Bad Architecture

Today while doing my transit research for the Miami TriRail System I came across Opa-Locka station. Interesting name, I thought as I zoomed into the station on Google Earth. Checking first for handicap accessible egresseses, I found an escalator concealed within a hideous concrete turret and an outer wall of paste-y, pastel-striped patterns. Meanwhile, the station looked as if it had come straight out of Disney’s Aladdin. What the hell was going on? Did SFRTA (South Florida Regional Transportation Authority) blow their budget trying to recreate the Oriental Express?

I zoomed out only to discover that the station was located at 480 Ali Baba Avenue, not far from Sultan Avenue and Sesame Street. Sure Florida is no stranger to kitsch, but I began to wonder if everyone in public works had missed that whole, you know, post-colonial, Edward Saidian discourse about the danger of exoticizing the East.

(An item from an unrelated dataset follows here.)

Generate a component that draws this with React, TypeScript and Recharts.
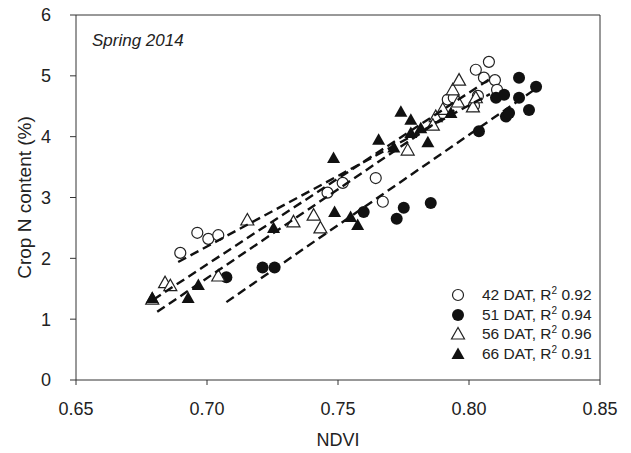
import React from 'react';
import {
  ScatterChart,
  Scatter,
  XAxis,
  YAxis,
  ReferenceLine,
} from 'recharts';

// NDVI vs crop N
const dat42: [number, number][] = [
  [0.6898, 2.09], [0.6963, 2.42], [0.7005, 2.32], [0.7043, 2.38],
  [0.746, 3.08], [0.7518, 3.24], [0.7644, 3.32], [0.7671, 2.93],
  [0.7919, 4.61], [0.7942, 4.64], [0.8019, 4.51], [0.8034, 4.67],
  [0.8026, 5.1], [0.8057, 4.97], [0.8076, 5.23], [0.8099, 4.93], [0.8107, 4.77],
];
const dat51: [number, number][] = [
  [0.7074, 1.69], [0.7212, 1.85], [0.7258, 1.85], [0.7598, 2.76],
  [0.7724, 2.65], [0.7751, 2.83], [0.7854, 2.91], [0.8038, 4.09],
  [0.8141, 4.33], [0.8153, 4.39], [0.8103, 4.64], [0.8134, 4.69],
  [0.8191, 4.64], [0.8229, 4.44], [0.8191, 4.97], [0.8256, 4.82],
];
const dat56: [number, number][] = [
  [0.6791, 1.33], [0.684, 1.6], [0.686, 1.55], [0.7043, 1.71],
  [0.7154, 2.63], [0.733, 2.6], [0.7407, 2.71], [0.7433, 2.5],
  [0.7766, 3.78], [0.7873, 4.33], [0.7862, 4.19], [0.7938, 4.77],
  [0.7958, 4.57], [0.7962, 4.93], [0.8015, 4.49], [0.8026, 4.64], [0.79, 4.45],
];
const dat66: [number, number][] = [
  [0.6791, 1.35], [0.6928, 1.35], [0.6967, 1.56], [0.7254, 2.5],
  [0.7483, 3.65], [0.7487, 2.76], [0.7548, 2.68], [0.7575, 2.55],
  [0.7655, 3.95], [0.7713, 3.82], [0.774, 4.41], [0.7778, 4.06],
  [0.7778, 4.28], [0.7843, 3.91], [0.7816, 4.14], [0.7931, 4.39],
];

// regression line end points
const fit42: [number, number][] = [[0.689, 1.94], [0.808, 4.7]];
const fit51: [number, number][] = [[0.7074, 1.28], [0.8249, 4.77]];
const fit56: [number, number][] = [[0.6795, 1.32], [0.808, 4.95]];
const fit66: [number, number][] = [[0.681, 1.12], [0.795, 4.45]];

const xTicks = [0.65, 0.7, 0.75, 0.8, 0.85];
const yTicks = [0, 1, 2, 3, 4, 5, 6];

const legendRows = [
  { label: '42 DAT', r2: '0.92', kind: 'openCircle' },
  { label: '51 DAT', r2: '0.94', kind: 'circle' },
  { label: '56 DAT', r2: '0.96', kind: 'openTriangle' },
  { label: '66 DAT', r2: '0.91', kind: 'triangle' },
];

const toPts = (arr: [number, number][]) => arr.map(([x, y]) => ({ x, y }));

const FONT = '"Liberation Sans", Arial, sans-serif';
const INK = '#222';

const Marker = ({ kind, cx, cy }: { kind: string; cx: number; cy: number }) => {
  if (kind === 'openCircle')
    return <circle cx={cx} cy={cy} r={5.5} fill="#fff" stroke={INK} strokeWidth={1.2} />;
  if (kind === 'circle') return <circle cx={cx} cy={cy} r={6} fill="#111" />;
  const pts = `${cx},${cy - 6.5} ${cx - 6.5},${cy + 5} ${cx + 6.5},${cy + 5}`;
  if (kind === 'openTriangle')
    return <polygon points={pts} fill="#fff" stroke={INK} strokeWidth={1.2} />;
  return <polygon points={pts} fill="#111" />;
};

const shapeFor = (kind: string) => (p: any) => <Marker kind={kind} cx={p.cx} cy={p.cy} />;
const noShape = () => <g />;

const dashed = { stroke: '#111', strokeWidth: 2.4, strokeDasharray: '9 5' };

export default function App() {
  return (
    <div style={{ position: 'absolute', left: 0, top: 0, width: 631, height: 453, background: '#fff', fontFamily: FONT }}>
      <ScatterChart width={631} height={453} margin={{ top: 15, right: 31, bottom: 0, left: 0 }}>
        <XAxis
          type="number"
          dataKey="x"
          domain={[0.65, 0.85]}
          ticks={xTicks}
          tickFormatter={(v: number) => v.toFixed(2)}
          height={73}
          stroke="#333"
          tickSize={5}
          tickMargin={17}
          tick={{ fontSize: 18, fill: INK, fontFamily: FONT }}
          allowDataOverflow
          label={{ value: 'NDVI', position: 'insideBottom', offset: 7, fontSize: 18, fill: INK, fontFamily: FONT }}
        />
        <YAxis
          type="number"
          dataKey="y"
          domain={[0, 6]}
          ticks={yTicks}
          width={76}
          stroke="#333"
          tickSize={6}
          tickMargin={19}
          tick={{ fontSize: 18, fill: INK, fontFamily: FONT }}
          label={{
            value: 'Crop N content (%)',
            angle: -90,
            position: 'insideLeft',
            offset: 24,
            fontSize: 19,
            fill: INK,
            fontFamily: FONT,
            style: { textAnchor: 'middle' },
          }}
        />
        <ReferenceLine y={6} stroke="#333" />
        <ReferenceLine x={0.85} stroke="#333" />
        <Scatter data={toPts(dat42)} shape={shapeFor('openCircle')} isAnimationActive={false} />
        <Scatter data={toPts(dat51)} shape={shapeFor('circle')} isAnimationActive={false} />
        <Scatter data={toPts(dat56)} shape={shapeFor('openTriangle')} isAnimationActive={false} />
        <Scatter data={toPts(dat66)} shape={shapeFor('triangle')} isAnimationActive={false} />
        <Scatter data={toPts(fit42)} line={dashed} shape={noShape} isAnimationActive={false} />
        <Scatter data={toPts(fit51)} line={dashed} shape={noShape} isAnimationActive={false} />
        <Scatter data={toPts(fit56)} line={dashed} shape={noShape} isAnimationActive={false} />
        <Scatter data={toPts(fit66)} line={dashed} shape={noShape} isAnimationActive={false} />
      </ScatterChart>
      <div style={{ position: 'absolute', left: 92, top: 31, fontSize: 17, fontStyle: 'italic', color: INK }}>
        Spring 2014
      </div>
      <div style={{ position: 'absolute', left: 448, top: 285, fontSize: 15.5, color: INK }}>
        {legendRows.map(r => (
          <div key={r.label} style={{ display: 'flex', alignItems: 'center', height: 19.7 }}>
            <svg width={20} height={18} style={{ marginRight: 14 }}>
              <Marker kind={r.kind} cx={10} cy={9} />
            </svg>
            <span>
              {r.label}, R<sup style={{ fontSize: 10, verticalAlign: 'super', lineHeight: 0 }}>2</sup> {r.r2}
            </span>
          </div>
        ))}
      </div>
    </div>
  );
}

Wishing to investigate further, I went to the town of Opa-Locka’s site. Despite a lot of broken links, what I learned is that the town was founded in 1926 by 28 registered voters, one of whom was Glen Curtiss. Curtiss’s vision was to develop the town entirely off Arabian Nights. Apparently, the town boasts the largest collection of Moorish Revival architecture in the Western hemisphere (according to Wikipedia) and many of these buildings are recognized and registered by the state as historic places.

It seems to me there is a correlation between warm weather and fantasy architecture. That and the American tendency to take everything literally. I have no idea who Glen Curtiss was, maybe he spent so much time in the Middle East prior to South Florida that the only way he could possible tolerate this new town was to recreate that far away place. But, I’m pretty sure that’s not how it went. In my mind, Opa-Locka is a good example of how the more we try to recreate what we perceive to be reality, the further away from it we become.